A compelling aspect of “Leaving Neverland” is the similarity of the boys’ accounts of these encounters — and how they mirror accounts that came later, in 1993 (from an alleged victim, Jordan Chandler, whose parents settled out of court for an undisclosed amount believed to be as high as US$25 million) and in 2005 (from an alleged victim, Gavin Arvizo, whose tentative and inconsistent testimony failed to sway a Santa Barbara County Superior Court jury). The Michael Jackson molestation stories all wind up being eerily the same — the disarming ability to charm, the showering of gifts for the whole family, the air of innocence and friendship that made it all seem OK.
Wade’s mother, Joy Robson, is a fascinating study in the gullibility that comes with being star-struck and treated to first-class service. By the time Jackson is routinely molesting her child, he has persuaded her to relocate with Wade and his sister to California, splitting up the Robson family, which possibly contributed to her husband Peter’s mental decline. (He killed himself in 2002.)

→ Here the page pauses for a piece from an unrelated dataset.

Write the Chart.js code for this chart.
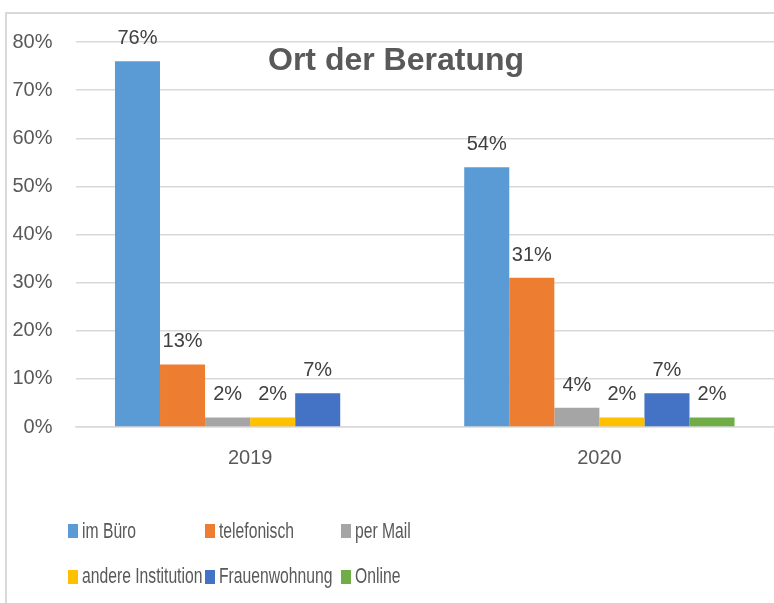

Even now, both men talk about Jackson with a measure of care that can be heartbreaking. They each felt like they were in a relationship with him, a special bond. Safechuck opens a small box full of expensive rings that Jackson gave him, including one that the two used in a private, mock wedding ceremony.
The breakups, too, came with a hurt that felt authentic. As Jimmy got older, the Safechucks had less access to Jackson’s largesse; a new boy became Michael’s constant companion, and the boy’s family, Stephanie recalls, “reminded me of us.”
Not long after Robson’s family arrived in California, they got a chillier reception from Jackson’s camp, discovering that another, much more famous boy — the actor Macaulay Culkin — had become Michael’s new best friend. (The film notes that Culkin denies any sexual abuse by Jackson.)
“Leaving Neverland” (four hours) airs in two parts Sunday and Monday at 8 pm on HBO.